Even after the pullback of late, SHAK still isn’t cheap. A roughly 100x multiple to 2020 earnings estimates on its face would appear to suggest more downside ahead. But technically, the third of Monday’s big stock charts shows more room for optimism:
- Support has held at $60, a level which served as resistance in the spring. The 20-day moving average is in sight. Stabilization is the first step after such a big decline, and SHAK stock at least seems to have cleared that hurdle.
Again, it would seem simple to argue that pressure can continue given valuation. But we’ve been here before, and investors who bought last year’s dips in Shake Shack stock were rewarded.

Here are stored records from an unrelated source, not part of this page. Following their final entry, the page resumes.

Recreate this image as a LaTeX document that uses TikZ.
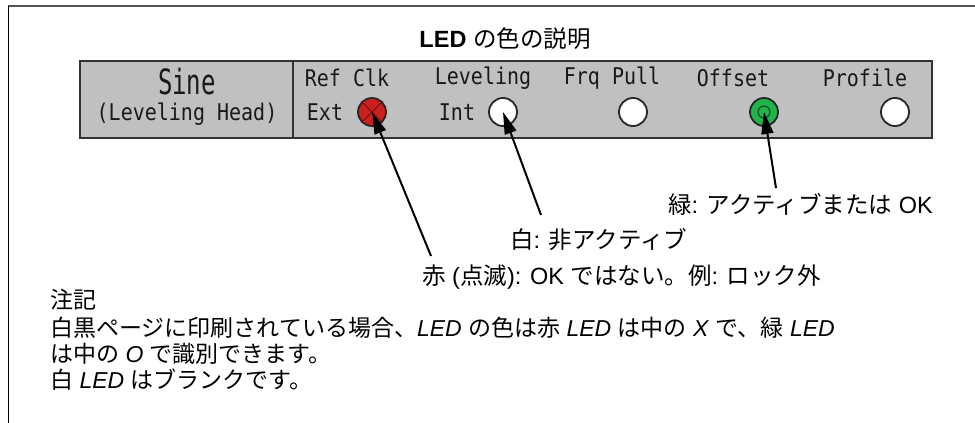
\documentclass[tikz,border=0pt]{standalone}
\usepackage{fontspec}
\setmainfont{Liberation Sans}
\newfontfamily\jp{Noto Sans CJK JP}
\newfontfamily\pix{DejaVu Sans Mono}
\usetikzlibrary{arrows.meta}
\definecolor{panelgray}{HTML}{C0C0C0}
\definecolor{ledred}{HTML}{CC2020}
\definecolor{ledgreen}{HTML}{22B44A}
\newcommand{\pixs}[1]{\scalebox{1}[1.15]{#1}}
\tikzset{
  pixtext/.style={font=\pix\fontsize{20}{22}\selectfont, text=black!90, inner sep=0pt, anchor=center},
  labeltext/.style={font=\fontsize{23.5}{26}\selectfont, inner sep=0pt, anchor=base west},
  notetext/.style={font=\fontsize{23}{26}\selectfont, inner sep=0pt, anchor=base west},
  ledbase/.style={circle, minimum size=28pt, inner sep=0pt, draw=black!85, line width=1.8pt},
  whiteled/.style={ledbase, fill=white},
  redled/.style={ledbase, fill=ledred},
  greenled/.style={ledbase, fill=ledgreen},
  arr/.style={line width=2pt, -{Triangle[length=22pt,width=12pt]}},
}
\begin{document}
\begin{tikzpicture}[x=1pt,y=-1pt]
\useasboundingbox (0,0) rectangle (975,423);
% frame
\draw[line width=2.5pt, black!67] (8,6) -- (975,6);
\draw[line width=1.5pt, black] (8.5,6) -- (8.5,423);
% title
\node[font=\fontsize{23.5}{26}\selectfont, inner sep=0pt, anchor=base] (title) at (505,47) {\textbf{LED} {\jp の色の説明}};
% panel
\node[draw=black!80, line width=2pt, fill=panelgray, minimum width=852pt, minimum height=77pt, inner sep=0pt, anchor=north west] (panel) at (79,60) {};
\draw[line width=1.8pt, black!80] (293,60) -- (293,137);
% panel texts
\node[pixtext, font=\pix\fontsize{24}{26}\selectfont] (sine) at (187,82) {\scalebox{1}[1.45]{Sine}};
\node[pixtext] (head) at (187,114) {\pixs{(Leveling Head)}};
\node[pixtext] (refclk) at (347,78) {\pixs{Ref Clk}};
\node[pixtext] (ext) at (325,112) {\pixs{Ext}};
\node[pixtext] (lev) at (483,78) {\pixs{Leveling}};
\node[pixtext] (int) at (457,112) {\pixs{Int}};
\node[pixtext] (frq) at (612,78) {\pixs{Frq Pull}};
\node[pixtext] (off) at (733,78) {\pixs{Offset}};
\node[pixtext] (prof) at (865,78) {\pixs{Profile}};
% LEDs
\node[redled] (l1) at (372,112) {};
\draw[ledred!50!black, line width=0.8pt] (l1.north west) -- (l1.south east) (l1.north east) -- (l1.south west);
\node[whiteled] (l2) at (503,112) {};
\node[whiteled] (l3) at (633,112) {};
\node[greenled] (l4) at (764,112) {};
\draw[ledgreen!45!black, line width=1.2pt] (l4.center) circle (6pt);
\node[whiteled] (l5) at (895,112) {};
% arrows
\coordinate (t1) at (431,256);
\coordinate (t2) at (541,215);
\coordinate (t4) at (776,188);
\draw[arr] (t1) -- (l1.center);
\draw[arr] (t2) -- (l2.center);
\draw[arr] (t4) -- (l4.center);
% labels
\node[labeltext] (lg) at (668,213) {{\jp 緑}: {\jp アクティブまたは} OK};
\node[labeltext] (lw) at (510,248) {{\jp 白}: {\jp 非アクティブ}};
\node[labeltext] (lr) at (422,284) {{\jp 赤} ({\jp 点滅}): OK {\jp ではない。例}: {\jp ロック外}};
% notes
\node[notetext] (n0) at (50,308) {\jp 注記};
\node[notetext] (n1) at (50,336) {{\jp 白黒ページに印刷されている場合、}\textit{LED} {\jp の色は赤} \textit{LED} {\jp は中の} \textit{X} {\jp で、緑} \textit{LED}};
\node[notetext] (n2) at (50,362) {{\jp は中の} \textit{O} {\jp で識別できます。}};
\node[notetext] (n3) at (50,388) {{\jp 白} \textit{LED} {\jp はブランクです。}};
\end{tikzpicture}
\end{document}
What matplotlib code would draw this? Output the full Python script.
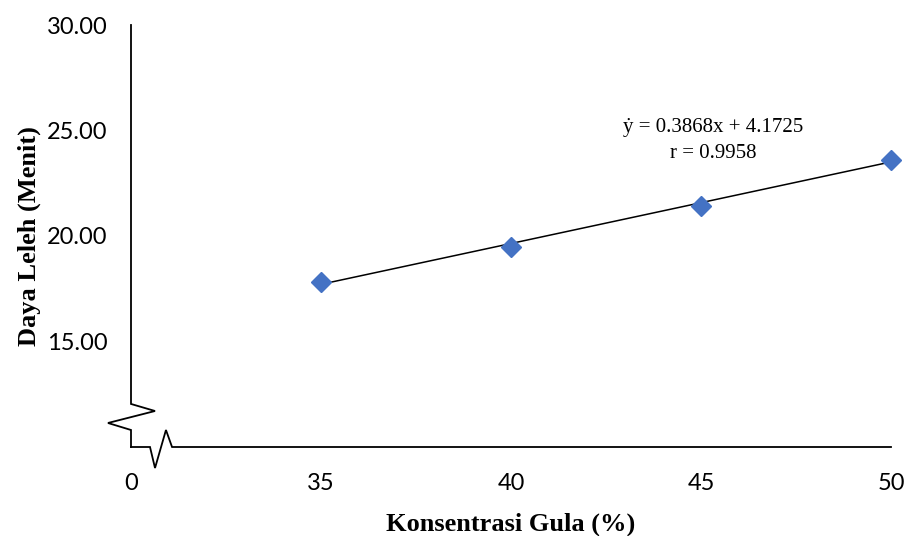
import matplotlib
matplotlib.use('Agg')
import matplotlib.pyplot as plt
from matplotlib.lines import Line2D

# data
konsentrasi = [35, 40, 45, 50]
daya_leleh = [17.81, 19.50, 21.43, 23.60]
slope = 0.3868
intercept = 4.1725
r_value = 0.9958

x_ticks = [30, 35, 40, 45, 50]
x_labels = ["0", "35", "40", "45", "50"]
y_ticks = [15, 20, 25, 30]

BLUE = "#4472C4"
TICK_FONT = "Lato"
SERIF = ["Liberation Serif", "DejaVu Serif"]

fig = plt.figure(figsize=(9.08, 5.36), dpi=100)
ax = fig.add_axes([131 / 908, 1 - 447 / 536, 760 / 908, 422 / 536])

# regression line over the data range
x_fit = [min(konsentrasi), max(konsentrasi)]
y_fit = [slope * x + intercept for x in x_fit]
ax.plot(x_fit, y_fit, color="black", lw=1.1, zorder=2)
ax.plot(konsentrasi, daya_leleh, linestyle="none", marker="D", ms=9.8,
        color=BLUE, zorder=3, clip_on=False)

ax.set_xlim(30, 50)
ax.set_ylim(10, 30)
ax.set_xticks(x_ticks)
ax.set_xticklabels(x_labels)
ax.set_yticks(y_ticks)
ax.set_yticklabels([f"{v:.2f}" for v in y_ticks])
ax.tick_params(axis="both", length=0, labelsize=17)
ax.tick_params(axis="x", pad=19)
ax.tick_params(axis="y", pad=17)
for lab in ax.get_xticklabels() + ax.get_yticklabels():
    lab.set_fontfamily(TICK_FONT)

for s in ax.spines.values():
    s.set_visible(False)

# axis lines with break marks (axes fraction)
y_axis_path = [(0, 1), (0, 0.102), (0.0316, 0.0853), (-0.0303, 0.0569),
               (0, 0.0403), (0, 0)]
x_axis_path = [(0, 0), (0.025, 0), (0.0316, -0.0498), (0.046, 0.0403),
               (0.054, 0), (1, 0)]
for path in (y_axis_path, x_axis_path):
    xs, ys = zip(*path)
    ax.add_line(Line2D(xs, ys, transform=ax.transAxes, color="black",
                       lw=1.3, clip_on=False, solid_joinstyle="miter"))

ax.set_xlabel("Konsentrasi Gula (%)", fontfamily=SERIF, fontweight="bold",
              fontsize=19, labelpad=13)
ax.set_ylabel("Daya Leleh (Menit)", fontfamily=SERIF, fontweight="bold",
              fontsize=19, labelpad=4)

ax.text(0.766, 0.726, f"\u1e8f = {slope}x + {intercept}\nr = {r_value}",
        transform=ax.transAxes, ha="center", va="center",
        fontfamily=SERIF, fontsize=15, linespacing=1.45)

fig.savefig("out.png", dpi=100)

- At no point during that period was SHAK stock anywhere close to cheap. Yet it probably shouldn’t be. There’s the potential for margin expansion as near-term investments are lapped, and significant whitespace for new units and thus new sources of profits.
- To be sure, that’s not to dismiss the fundamental concerns here entirely. Even considering margin potential and the sell-off, valuation remains worrisome enough that long-term investors may have a difficult time with the price tag. Broad market optimism needs to hold for SHAK to maintain current levels. That said, growth stocks aren’t cheap these days — and traders might want to try and front-run more aggressive investors who see a chance in SHAK to buy growth at a discount.
As of this writing, Vince Martin has no positions in any securities mentioned.